Morgan Stanley has submitted an application to establish a national digital asset trust bank, marking another step in the firm’s expanding involvement in the crypto sector.
According to a public listing from the Office of the Comptroller of the Currency (OCC), the bank received Morgan Stanley’s application on February 18, 2026.
The proposed entity, named Morgan Stanley Digital Trust, National Association (MSDTNA), would operate as a federally chartered trust institution focused on digital asset services. The OCC has published non-confidential portions of the business plan.
Scope of proposed operations
The filing outlines plans for the trust bank to provide custody services for certain digital assets, along with execution of purchases, sales, swaps, and transfers to support client investment activities. The entity would also facilitate fiduciary staking services on behalf of clients.
While the trust’s main office would be located in Purchase, New York, the services are intended to be offered nationwide, subject to regulatory approval.
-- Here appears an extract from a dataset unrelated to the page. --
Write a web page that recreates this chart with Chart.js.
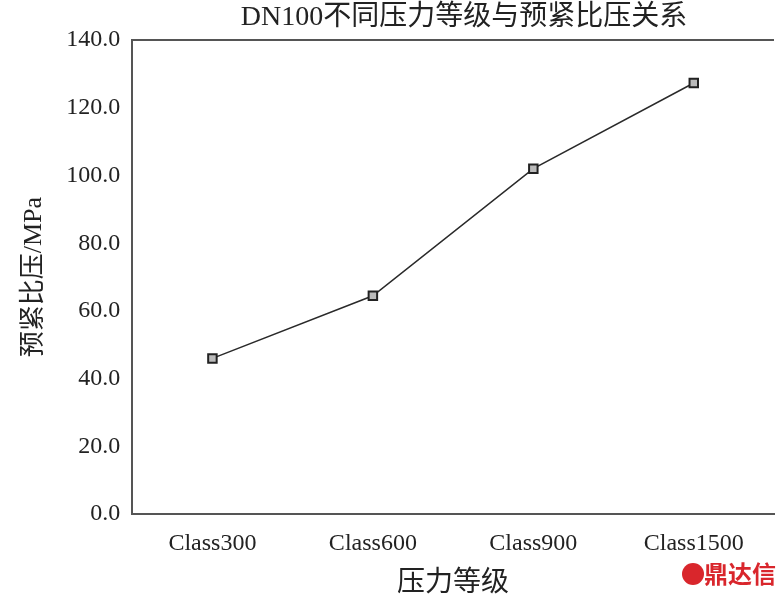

National trust bank charters from the OCC allow institutions to operate under federal supervision rather than relying on a patchwork of state-level licenses. For crypto-focused firms, this structure can provide a standardized compliance framework for custody and fiduciary activities.
Morgan Stanley’s application follows a wave of conditional approvals issued by the OCC in late 2025 and early 2026.
In December 2025, the regulator granted conditional approval for crypto-focused national trust charters to: Circle (First National Digital Currency Bank), Ripple (Ripple National Trust Bank), BitGo, Fidelity Digital Assets, Paxos Trust Company.
In February, three additional firms received conditional approval: Stripe (Bridge National Trust Bank), Crypto.com and Protego.
With Morgan Stanley’s filing, along with pending applications from Coinbase and World Liberty Financial, the number of institutions pursuing OCC crypto trust structures continues to grow.
Expanding digital asset strategy: Bitcoin, Solana and XRP
The trust bank application is part of a broader digital asset expansion at Morgan Stanley.
In January, the firm appointed Amy Oldenburg to a newly created role overseeing digital asset strategy. It has also filed applications for exchange-traded funds tracking Bitcoin, Ethereum (Ether), and Solana.
Additionally, Morgan Stanley partnered with Zerohash to enable digital asset trading for clients of its E*Trade platform, expanding retail access to crypto markets through its brokerage channel.
If approved, Morgan Stanley Digital Trust would provide the firm with a federally regulated structure to custody digital assets, execute transactions, and offer staking services within a fiduciary framework. Such capabilities could position the bank to serve institutional and high-net-worth clients seeking integrated crypto exposure within a traditional financial institution.
RippleNet uses XRP as a bridge currency to process cross-border payments in seconds. The traditional SWIFT system, on the other hand, can take several days, is expensive, fragmented, and heavily dependent on intermediary banks.
Morgan Stanley indirectly confirms the narrative that Ripple has been pursuing for years: that XRP is not just a cryptocurrency, but a technological tool for increasing efficiency in global payments.
Amy Oldenburg, Morgan Stanley’s head of digital assets strategy, appeared February 24–25 at the Bitcoin For Corporations conference in Las Vegas. In a fireside chat with Strategy CEO Phong Le, Oldenburg agreed with Le’s statement that “if there was a company that could ‘orange pill’ the world, it would be Morgan Stanley.”
On January 6, 2026, the firm filed an S-1 for a Morgan Stanley Bitcoin Trust ETF, along with similar products for ether and Solana. In October 2025 it removed prior restrictions on what type of clients could invest in exchange-traded products (ETPs), allowing financial advisors to offer cryptocurrency funds to all clients in any account type, including retirement accounts.
Previously, only clients with at least $1.5 million in asssets and an aggresive risk tolerance could be sold crypto ETPs.